マウスの右ボタンを押すと配線の始点がキャンセルされ、新しく配線の始点が設定できます。始点が設定されないで右ボタンが押されたとき、この配線処理が終わります。
Label Net (F4)
配線の各ポイントにラベルを付けて、接続先などとして指定することができます。そのためのラベルの設定が行えます。
Place GND (’G’)
シミュレーションを行うとき回路図には基準となる0Vを示すGNDの位置が必要です。この処理を選択すると、GNDのマークをマウスでドラッグして回路図にGNDを配置します。
回路図の編集ツール
Delete (F5)
この処理を選択すると、マウスポインタが鋏のマークになり、回路図のデバイス、配線などの場所にもって行き、左ボタンを押すと削除できます。マウスの右ボタンを押すと処理を終了します。
Duplicate (F6)
回路図上のデバイスなどをドラッグして複写します。この機能を選択してから、マウスで複写するデバイス、配線その他の対象をクリックして選択し、複写先にドラッグして複写します。複数の対象をドラッグして選択すると、複数の対象をドラッグして複写できます。

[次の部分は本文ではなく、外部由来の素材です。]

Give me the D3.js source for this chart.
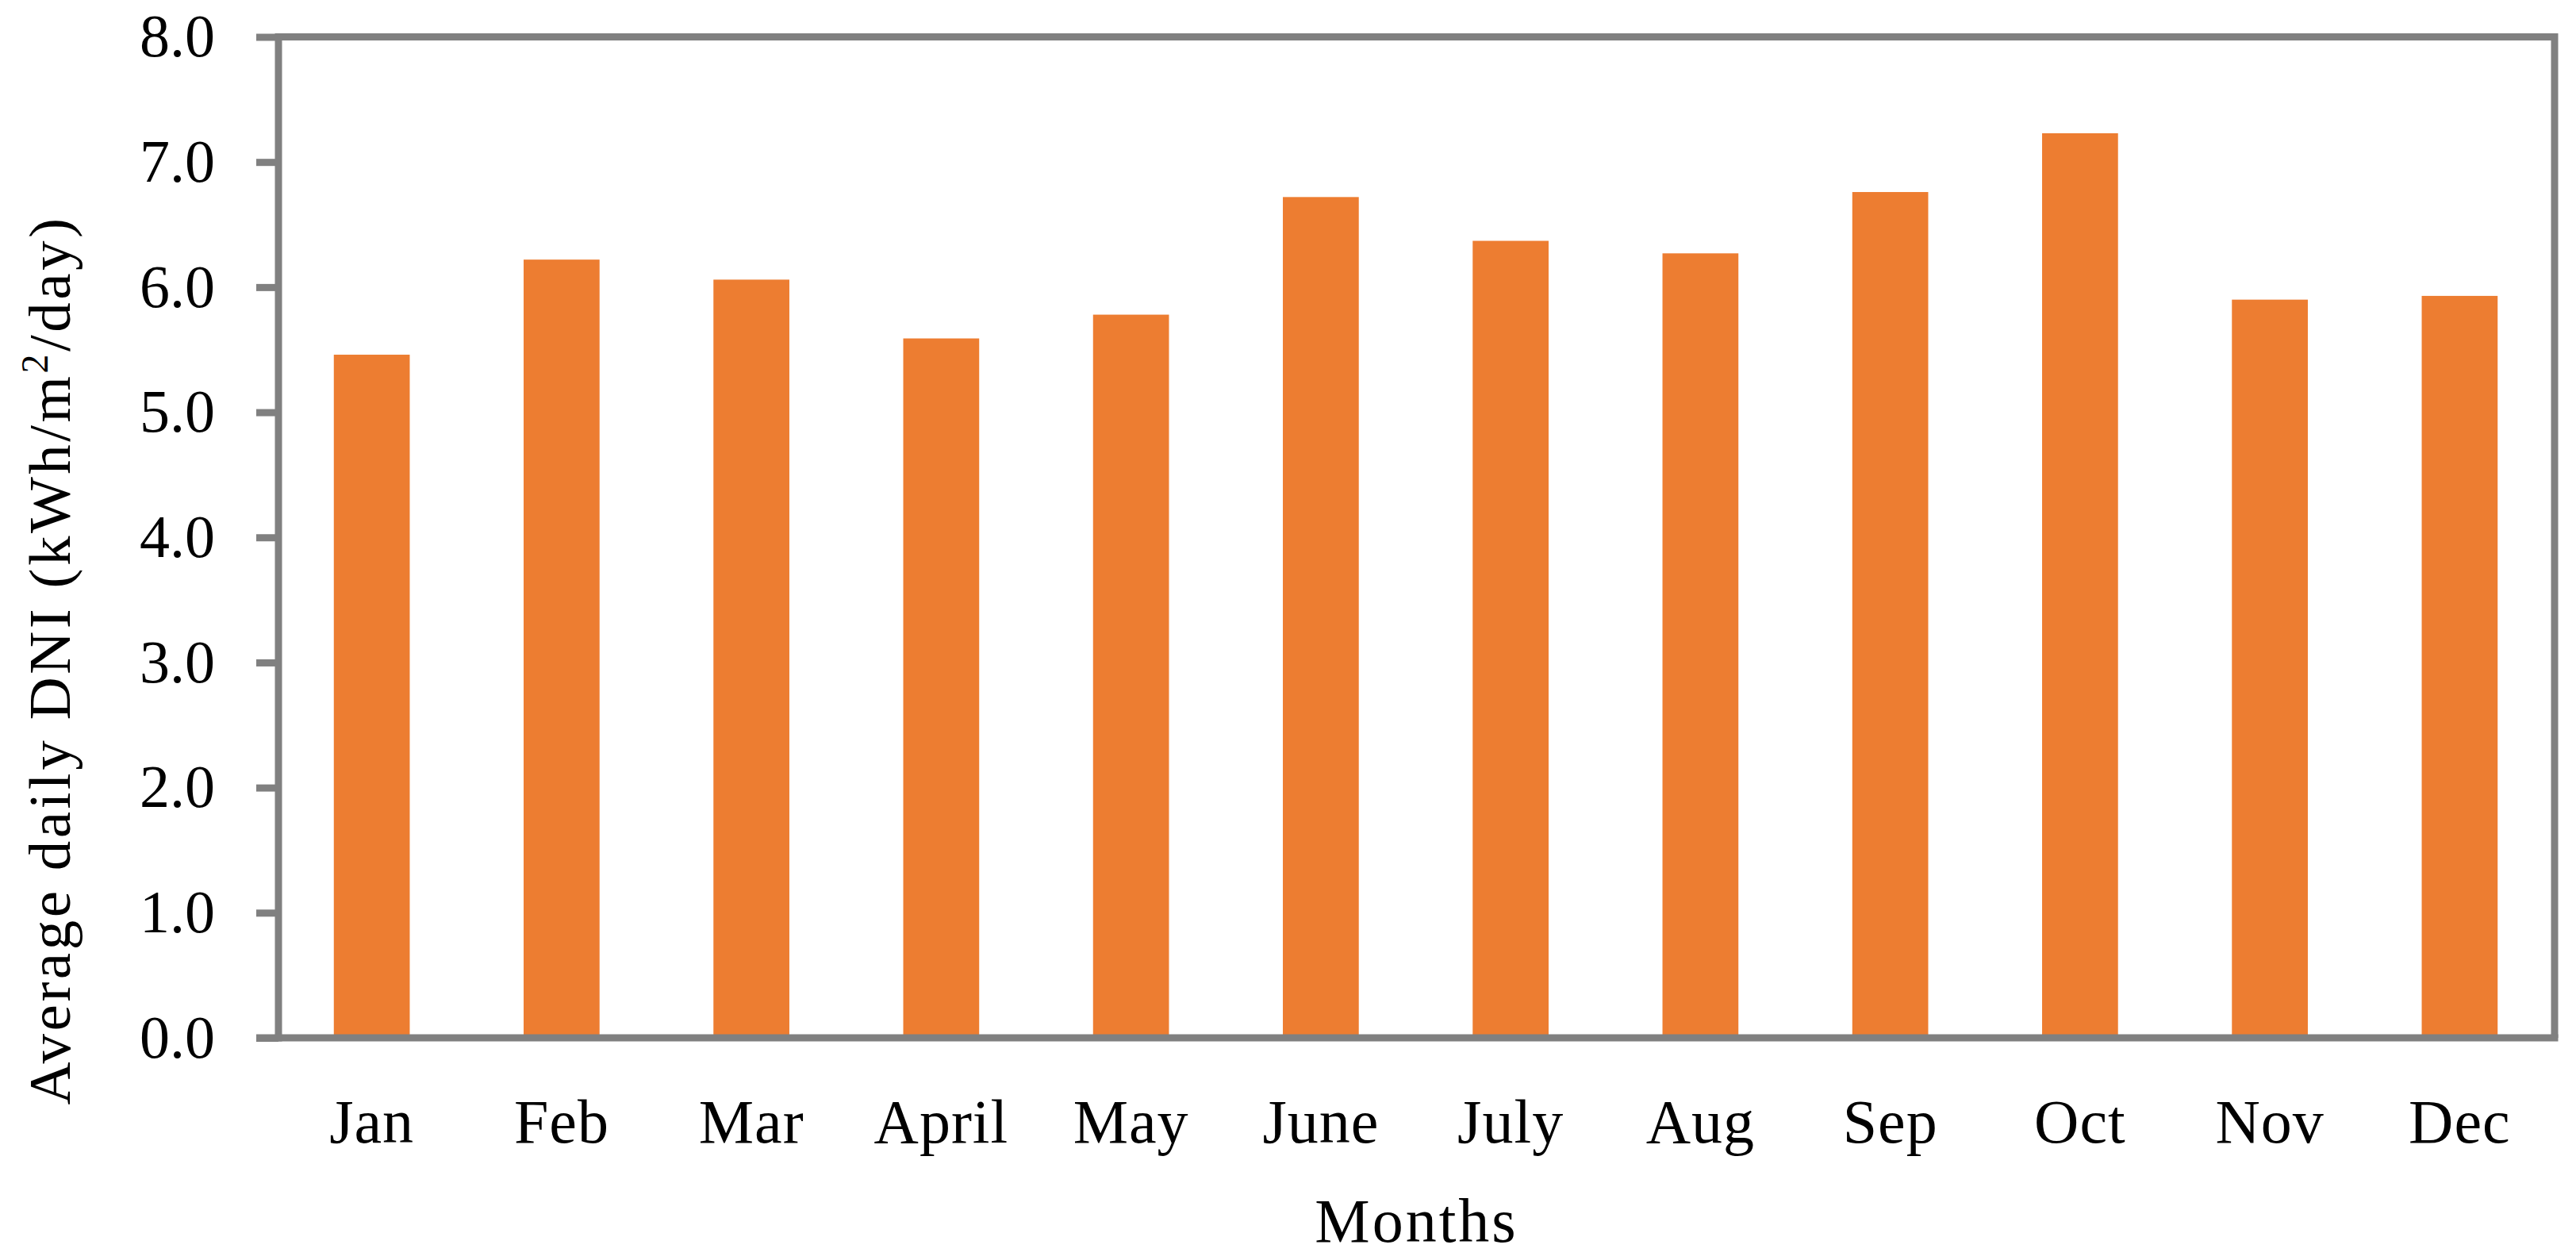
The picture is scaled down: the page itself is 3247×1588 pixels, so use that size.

この処理中、右ボタンをクリックするとこの処理を中断します。この機能を使用し、ほかの回路図のウィンドウに複写することもできます。回路図の具体的な作成の中で説明します。
Move (F7)
回路図上のデバイスなどをドラッグして移動します。この機能を選択して、マウスで移動するデバイス、配線その他の対象をクリックして選択し、ドラッグして移動します。複数の対象をドラッグして選択すると、複数の対象をドラッグして移動できます。
Paste
このPasteはDuplicateでデバイなどを選択して、新しい回路図ウィンドウを開くと利用できるようになります。ほか のウィンドウの回路図を新しい回路図の張り込むことができます。
Drag (F8)
回路図上の、デバイスをMoveと同様にマウスでドラッグして移動します。Moveの場合は、選択した対象のみが移動し配線などは元のままになっている。しかし、このDragは配線の接続状態が維持され、配線は伸び縮みなどの変形を行い配線状態は維持されます。
この他に、Drawがあり回路図にコメントなどを記入する機能があります。ただし日本語の入力ができないので当面利用していません。